- [Goal]: Reproduce the listing below exactly, beginning with its first line and ending with the line that holds "const GRAY = '#646464';"; pictures are not part of the copy.

- [Supplied data]:
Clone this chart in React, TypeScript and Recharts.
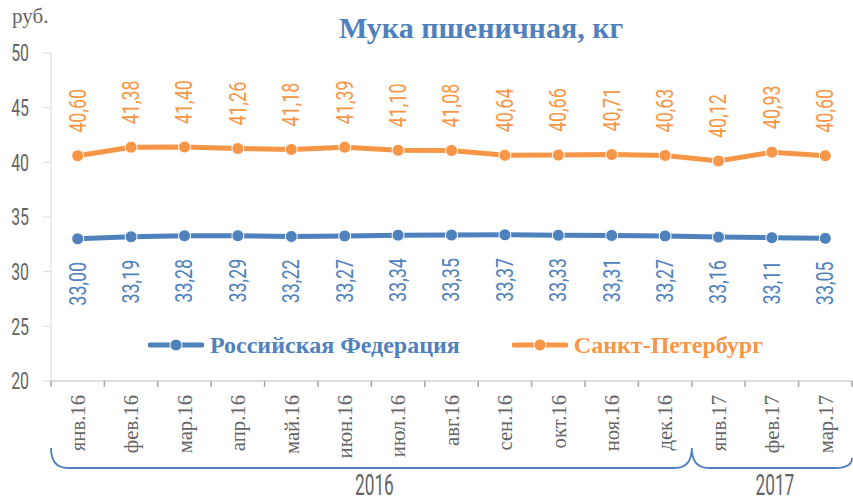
import React from 'react';
import { LineChart, Line, XAxis, YAxis } from 'recharts';

const categories = ['янв.16', 'фев.16', 'мар.16', 'апр.16', 'май.16', 'июн.16', 'июл.16', 'авг.16', 'сен.16', 'окт.16', 'ноя.16', 'дек.16', 'янв.17', 'фев.17', 'мар.17'];
const rfValues = [33.0, 33.19, 33.28, 33.29, 33.22, 33.27, 33.34, 33.35, 33.37, 33.33, 33.31, 33.27, 33.16, 33.11, 33.05];
const spbValues = [40.6, 41.38, 41.4, 41.26, 41.18, 41.39, 41.1, 41.08, 40.64, 40.66, 40.71, 40.63, 40.12, 40.93, 40.6];
const yTicks = [20, 25, 30, 35, 40, 45, 50];
const yearGroups = [
  { label: '2016', count: 12 },
  { label: '2017', count: 3 },
];
const seriesNames = { rf: 'Российская Федерация', spb: 'Санкт-Петербург' };

const BLUE = '#4F81BD';
const ORANGE = '#F79646';
const GRAY = '#646464';

const W = 853;
const H = 502;
const MARGIN = { top: 53, right: 1, bottom: 0, left: 0 };
const Y_AXIS_W = 51;
const X_AXIS_H = 121;
const PLOT_W = W - MARGIN.left - MARGIN.right - Y_AXIS_W;
const BAND = PLOT_W / categories.length;
const PLOT_BOTTOM = H - MARGIN.bottom - X_AXIS_H;

const data = categories.map((c, i) => ({ name: c, rf: rfValues[i], spb: spbValues[i] }));

const fmt = (v: number) => v.toFixed(2).replace('.', ',');

const COND_FONT = 'Roboto, "DejaVu Sans", sans-serif';

function CondText(props: any) {
  const { x, y, rot = 0, anchor = 'start', fill, size, sx = 1, sy = 1, children, baseline = 'central' } = props;
  return (
    <text
      transform={`translate(${x},${y}) rotate(${rot}) scale(${sx},${sy})`}
      textAnchor={anchor}
      dominantBaseline={baseline}
      fill={fill}
      fontSize={size}
      fontFamily={COND_FONT}
    >
      {children}
    </text>
  );
}

const spbLabel = (p: any) => {
  const { x, y, value } = p;
  if (x == null || y == null) return null;
  return (
    <CondText x={x} y={y - 23} rot={-90} anchor="start" fill={ORANGE} size={23} sx={0.78}>
      {fmt(value)}
    </CondText>
  );
};

const rfLabel = (p: any) => {
  const { x, y, value } = p;
  if (x == null || y == null) return null;
  return (
    <CondText x={x} y={y + 23} rot={-90} anchor="end" fill={BLUE} size={23} sx={0.78}>
      {fmt(value)}
    </CondText>
  );
};

const YTick = (p: any) => {
  const { y, payload } = p;
  return (
    <CondText x={29} y={y} anchor="end" fill={GRAY} size={24} sx={0.66}>
      {payload.value}
    </CondText>
  );
};

const XTick = (p: any) => {
  const { x, payload, index } = p;
  const labelTop = PLOT_BOTTOM + 14;
  const isLastCat = index === categories.length - 1;
  let extra: any = null;
  if (index === 0) {
    const left = x - BAND / 2;
    const yLine = PLOT_BOTTOM + 87;
    const yTop = PLOT_BOTTOM + 67;
    const r = 17;
    let d = '';
    let start = left;
    const texts: any[] = [];
    yearGroups.forEach((g, gi) => {
      const end = start + g.count * BAND;
      const isLast = gi === yearGroups.length - 1;
      d += `M ${start} ${yTop} Q ${start} ${yLine} ${start + r} ${yLine} L ${end - r} ${yLine} Q ${end} ${yLine} ${end} ${isLast ? yTop + 10 : yTop} `;
      texts.push(
        <CondText key={g.label} x={(start + end) / 2 + 3} y={PLOT_BOTTOM + 104} anchor="middle" fill={GRAY} size={24} sx={0.72} sy={1.2}>
          {g.label}
        </CondText>
      );
      start = end;
    });
    extra = (
      <g>
        <path d={d} fill="none" stroke={BLUE} strokeWidth={1.8} />
        {texts}
      </g>
    );
  }
  return (
    <g>
      <line x1={x - BAND / 2} y1={PLOT_BOTTOM} x2={x - BAND / 2} y2={PLOT_BOTTOM + 6} stroke="#a6a6a6" strokeWidth={1.5} />
      {isLastCat && (
        <line x1={x + BAND / 2} y1={PLOT_BOTTOM} x2={x + BAND / 2} y2={PLOT_BOTTOM + 6} stroke="#a6a6a6" strokeWidth={1.5} />
      )}
      <text
        transform={`translate(${x},${labelTop}) rotate(-90) scale(0.94,1)`}
        textAnchor="end"
        dominantBaseline="central"
        fill={GRAY}
        fontSize={22}
        fontFamily='"Liberation Serif", "Times New Roman", serif'
      >
        {payload.value}
      </text>
      {extra}
    </g>
  );
};

const legendItems = [
  { name: seriesNames.rf, color: BLUE },
  { name: seriesNames.spb, color: ORANGE },
];

export default function App() {
  return (
    <div style={{ position: 'absolute', left: 0, top: 0, width: W, height: H, background: '#fff' }}>
      <div
        style={{
          position: 'absolute',
          left: 12,
          top: 4,
          fontFamily: '"Liberation Serif", "Times New Roman", serif',
          fontSize: 21,
          color: GRAY,
          zIndex: 2,
        }}
      >
        руб.
      </div>
      <div
        style={{
          position: 'absolute',
          left: 0,
          top: 10,
          width: 962,
          textAlign: 'center',
          fontFamily: '"Liberation Serif", "Times New Roman", serif',
          fontWeight: 'bold',
          fontSize: 30,
          color: BLUE,
          zIndex: 2,
          lineHeight: '36px',
        }}
      >
        Мука пшеничная, кг
      </div>
      <div style={{ position: 'absolute', left: 148, top: 333, display: 'flex', alignItems: 'center', zIndex: 2 }}>
        {legendItems.map((e, i) => (
          <div key={i} style={{ display: 'flex', alignItems: 'center', marginRight: i === 0 ? 52 : 0 }}>
            <svg width={56} height={16} style={{ display: 'block' }}>
              <line x1={2} y1={8} x2={54} y2={8} stroke={e.color} strokeWidth={5} strokeLinecap="round" />
              <circle cx={28} cy={8} r={6} fill={e.color} stroke="#fff" strokeWidth={1} />
            </svg>
            <span
              style={{
                marginLeft: 6,
                color: e.color,
                fontFamily: '"Liberation Serif", "Times New Roman", serif',
                fontWeight: 'bold',
                fontSize: 24,
                lineHeight: '24px',
              }}
            >
              {e.name}
            </span>
          </div>
        ))}
      </div>
      <LineChart width={W} height={H} data={data} margin={MARGIN}>
        <XAxis
          dataKey="name"
          scale="band"
          interval={0}
          height={X_AXIS_H}
          stroke="#bfbfbf"
          tickLine={false}
          tickSize={5}
          tick={<XTick />}
        />
        <YAxis
          domain={[20, 50]}
          ticks={yTicks}
          width={Y_AXIS_W}
          stroke="#d9d9d9"
          tickLine={{ stroke: '#d9d9d9' }}
          tickSize={8}
          tick={<YTick />}
          interval={0}
        />
        <Line
          dataKey="rf"
          name={seriesNames.rf}
          stroke={BLUE}
          strokeWidth={5}
          dot={{ r: 6, fill: BLUE, stroke: '#fff', strokeWidth: 1 }}
          activeDot={false}
          isAnimationActive={false}
          label={rfLabel}
        />
        <Line
          dataKey="spb"
          name={seriesNames.spb}
          stroke={ORANGE}
          strokeWidth={5}
          dot={{ r: 6, fill: ORANGE, stroke: '#fff', strokeWidth: 1 }}
          activeDot={false}
          isAnimationActive={false}
          label={spbLabel}
        />
      </LineChart>
    </div>
  );
}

- [Solution for this problem]:
Clone this chart in React, TypeScript and Recharts.
import React from 'react';
import { LineChart, Line, XAxis, YAxis } from 'recharts';

const categories = ['янв.16', 'фев.16', 'мар.16', 'апр.16', 'май.16', 'июн.16', 'июл.16', 'авг.16', 'сен.16', 'окт.16', 'ноя.16', 'дек.16', 'янв.17', 'фев.17', 'мар.17'];
const rfValues = [33.0, 33.19, 33.28, 33.29, 33.22, 33.27, 33.34, 33.35, 33.37, 33.33, 33.31, 33.27, 33.16, 33.11, 33.05];
const spbValues = [40.6, 41.38, 41.4, 41.26, 41.18, 41.39, 41.1, 41.08, 40.64, 40.66, 40.71, 40.63, 40.12, 40.93, 40.6];
const yTicks = [20, 25, 30, 35, 40, 45, 50];
const yearGroups = [
  { label: '2016', count: 12 },
  { label: '2017', count: 3 },
];
const seriesNames = { rf: 'Российская Федерация', spb: 'Санкт-Петербург' };

const BLUE = '#4F81BD';
const ORANGE = '#F79646';
const GRAY = '#646464';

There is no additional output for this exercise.